Mehr Hektik als flüssige Action
Der Schleichweg ist schon eher zu empfehlen, denn hier hat man mehr Ruhe, kann besser planen und geduckt von Säule zu Säule huschen. Außerdem erscheinen die Buttons für einen lauten oder leisen Kill recht früh, so dass man nicht ganz nah an den Feind ran muss. Aus der Deckung heraus kann man zudem sehr gut manuelles Zielen für Kopfschüsse oder Granaten nutzen. Aber das Leveldesign ist weitaus simpler gestrickt, was Architektur und Struktur angeht – sprich: Man findet als Schleicher nicht genug alternative Routen und wird meist an enger Leine zum Ziel geleitet. Es gibt immerhin auch mal Hacking vor verschlossenen Türen, das wesentlich einfacher ist als im Original, sowie Notizen, die der Geschichte einige private Facetten hinzufügen. Außerdem kann man Schädel, Haut, Rumpf, Arme, Augen und Beine mit aktiven und passiven Augmentierungen wie dem getarnten Lauf, dem lautlosen Laufen oder dem Blick durch Wände aufrüsten. Man wird also auf dem iPad mit der subtilen Vorgehensweise besser unterhalten als mit der mangelhaften Action.
Faule Kompromisse und ärgerliche Bugs
Hinzu kommen ärgerlich Fehler in der Steuerung und Visualisierung: Tippt man auf einen Punkt im Gelände, damit Ben automatisch dorthin geht, kann es passieren, dass er eine abstrus lange und für die Wachen einsehbare Route wählt, anstatt direkt um ein Hindernis zu huschen – natürlich wird er dann entdeckt. Außerdem bleibt er manchmal komplett in massiven Gegenständen wie Kisten hocken, die dann mit dem Körper verschmelzen; hier hapert es an der Kollisionsabfrage.

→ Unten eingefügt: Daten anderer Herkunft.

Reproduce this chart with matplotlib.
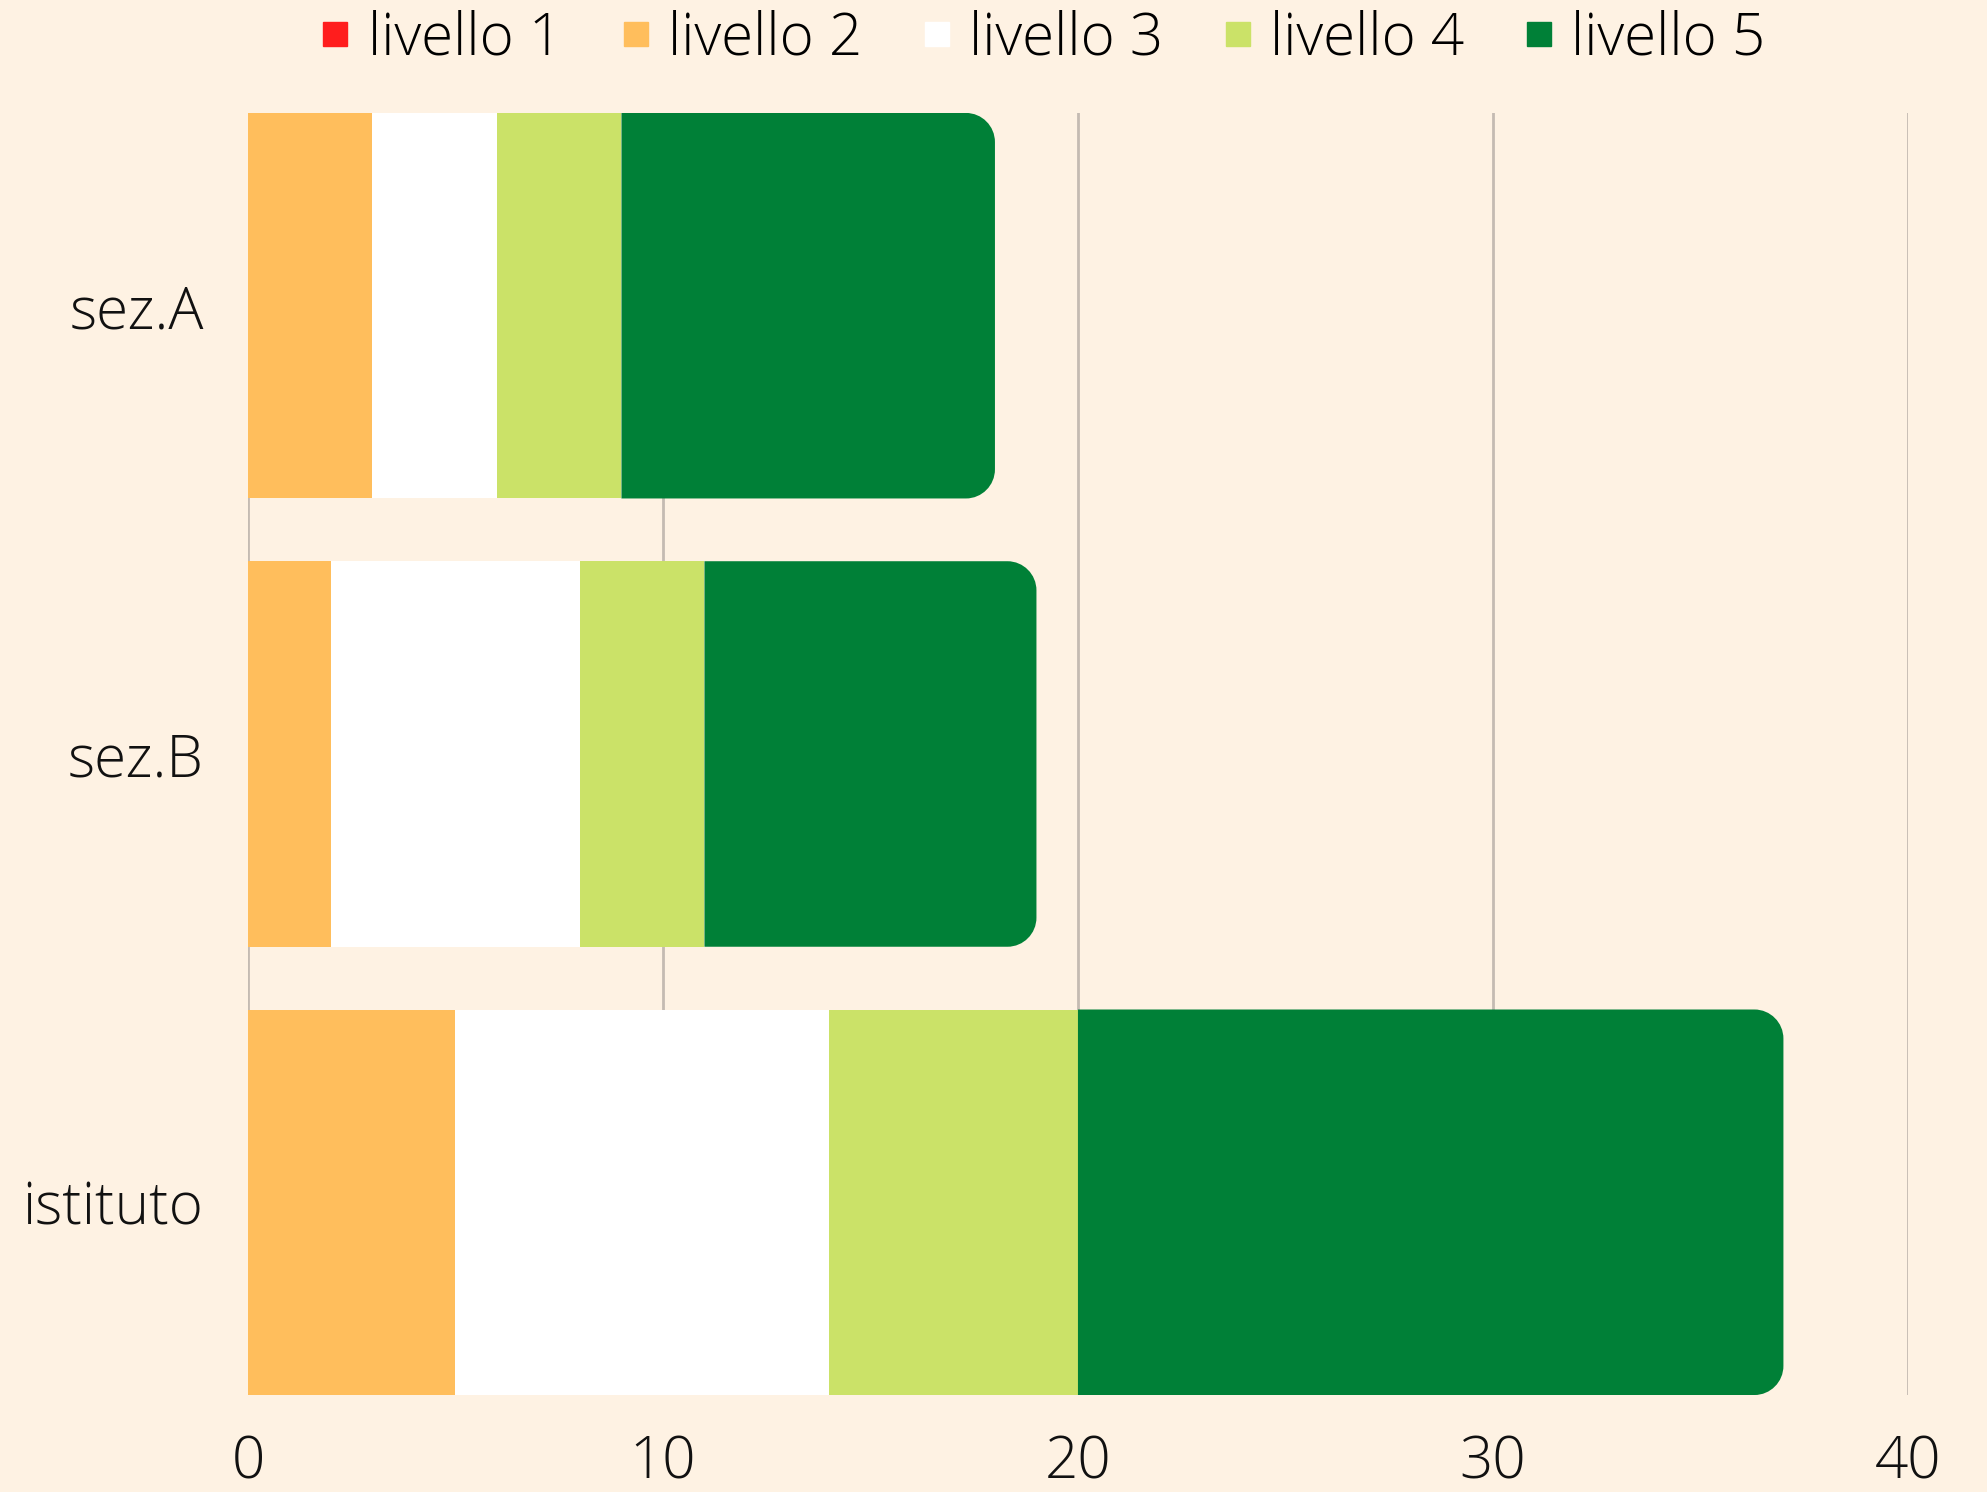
import matplotlib
matplotlib.use("Agg")
import matplotlib.pyplot as plt
from matplotlib.path import Path
from matplotlib.patches import PathPatch
from matplotlib.lines import Line2D

# dati
categorie = ["sez.A", "sez.B", "istituto"]
livelli = ["livello 1", "livello 2", "livello 3", "livello 4", "livello 5"]
liv1 = [0, 0, 0]
liv2 = [3, 2, 5]
liv3 = [3, 6, 9]
liv4 = [3, 3, 6]
liv5 = [9, 8, 17]
colori = ["#FF1D1D", "#FFBE5C", "#FFFFFF", "#CBE268", "#008037"]
xticks = [0, 10, 20, 30, 40]

sfondo = "#FEF2E3"
plt.rcParams['font.family'] = ['Open Sans', 'DejaVu Sans']

fig = plt.figure(figsize=(19.87, 14.92), dpi=100, facecolor=sfondo)
ax = fig.add_axes([0.1248, 0.065, 0.8354, 0.8593])
ax.set_facecolor(sfondo)

h = 0.86
ypos = list(range(len(categorie)))
serie = [liv1, liv2, liv3, liv4]
left = [0] * len(categorie)
for vals, col in zip(serie, colori[:4]):
    ax.barh(ypos, vals, left=left, height=h, color=col, linewidth=0, zorder=2)
    left = [a + b for a, b in zip(left, vals)]

# ultimo segmento con angoli arrotondati a destra
rx = 0.7    # raggio in unità x
ry = 0.065  # raggio in unità y
k = 0.5523
for y, l0, w in zip(ypos, left, liv5):
    x0, x1 = l0, l0 + w
    yt, yb = y - h / 2, y + h / 2
    verts = [(x0, yt), (x1 - rx, yt),
             (x1 - rx + k * rx, yt), (x1, yt + ry - k * ry), (x1, yt + ry),
             (x1, yb - ry),
             (x1, yb - ry + k * ry), (x1 - rx + k * rx, yb), (x1 - rx, yb),
             (x0, yb), (x0, yt)]
    codes = [Path.MOVETO, Path.LINETO,
             Path.CURVE4, Path.CURVE4, Path.CURVE4,
             Path.LINETO,
             Path.CURVE4, Path.CURVE4, Path.CURVE4,
             Path.LINETO, Path.CLOSEPOLY]
    ax.add_patch(PathPatch(Path(verts, codes), facecolor=colori[4], linewidth=0, zorder=2))

ax.set_xlim(0, 40)
ax.set_ylim(len(categorie) - 1 + h / 2, -h / 2)
ax.set_xticks(xticks)
ax.set_yticks(ypos)
ax.set_yticklabels(categorie)
ax.grid(axis='x', color='#C4BBB2', linewidth=2, zorder=0)
ax.set_axisbelow(True)
for s in ax.spines.values():
    s.set_visible(False)
ax.tick_params(length=0, labelsize=42, colors='#111111')
ax.tick_params(axis='x', pad=28)
ax.tick_params(axis='y', pad=32)
for t in ax.get_xticklabels() + ax.get_yticklabels():
    t.set_fontweight('light')

handles = [Line2D([], [], marker='s', linestyle='', markersize=17,
                  markerfacecolor=c, markeredgecolor=c) for c in colori]
leg = fig.legend(handles, livelli, loc='center', bbox_to_anchor=(0.525, 0.974),
                 ncol=5, frameon=False, handletextpad=0.3,
                 columnspacing=1.03, handlelength=0.5,
                 prop={'weight': 'light', 'size': 42})

fig.savefig("out.png", dpi=100, facecolor=sfondo)
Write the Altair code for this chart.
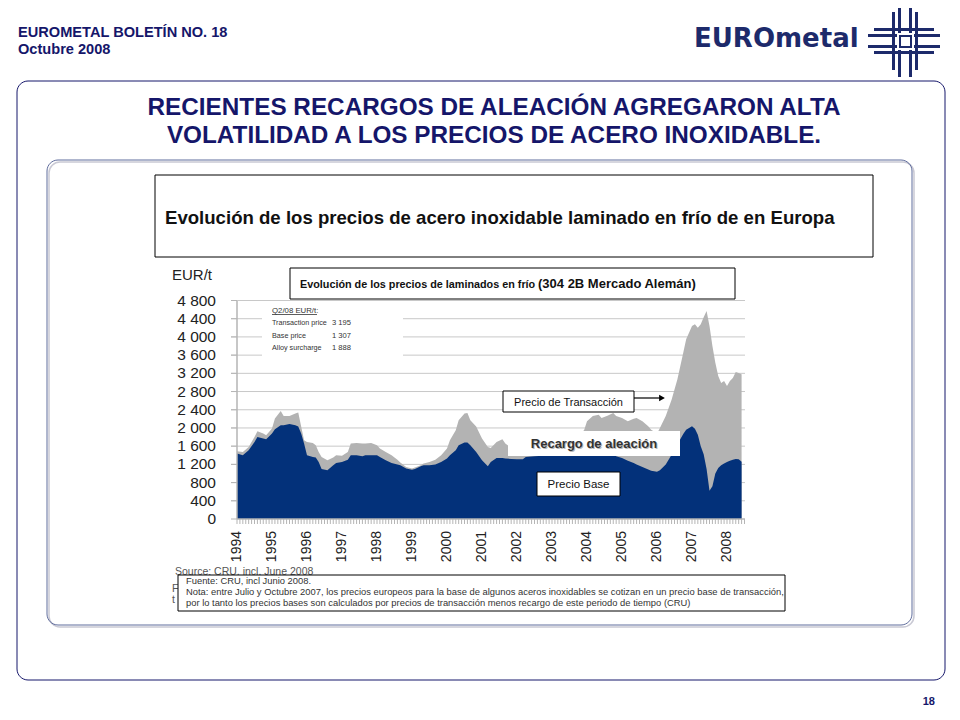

Auch die Einbindung der In-App-Purchases ist kontraproduktiv: Nicht über Händler, sondern direkt während der Einsätze kann man über Echtgeld effizientere Waffen, Minen und Granaten kaufen (3000 Credits gibt es für 0,89 Cent). Man muss das zwar nicht, um erfolgreich zu sein, aber warum lässt man diesen Bruch in der Fiktion überhaupt zu?
Fazit
Auf dem iPad spielt sich dieses Deus Ex wie ein hübscher, aber fauler Kompromiss. Das ist ein vorzeigbares, zwischendurch unterhaltsames Abenteuer, das auf den ersten Blick an die Stimmung aus Human Revolution erinnert. Aber obwohl die Story parallel zu dessen Ereignissen spielt und man Entscheidungen treffen darf, kann die Regie keine Sogwirkung entfachen – zwischen diesem Spiel mit Ben Saxon und jenem mit Adam Jensen in der Hauptrolle liegen qualitativ Welten. Zwar ist die Steuerung in ruhigen Situationen überraschend präzise, aber in der Hitze des Gefechts verliert man schnell die Übersicht und wird von stellenweise miserabler KI enttäuscht. Besser als die mangelhafte Action funktioniert das Schleichen, denn hier kann man einige spannende Momente erleben. Trotzdem wird auch beim subtilen Vorgehen im Vergleich zum Original zu häufig klar, dass man hinsichtlich Figurenverhalten, Missionsdesign und Regie ein Deus Ex zweiter Klasse vor sich hat. Warum muss man ein immersives Echtzeiterlebnis überhaupt auf Tablets oder gar Mobiltelefonen anbieten, wenn man weiß, dass man letztlich so viele Abstriche in Kauf nehmen muss? Hier hätten sich eher PS Vita oder 3DS angeboten! Auf dem iPad hätte ein rundenbasiertes Abenteuer mit Stealthfokus zu einem konsequenteren Ergebnis geführt.
Pro
Kontra
Wertung
iPad
Auf dem iPad spielt sich dieses Deus Ex wie ein hübscher, aber fauler Kompromiss - hektische Action trifft auf nur stellenweise unterhaltsames Schleichen.
iPhone
Auf dem iPhone ist Deus Ex auch sehr ansehnlich, aber auf dem kleinen Schirm häufen sich die Fehltipper.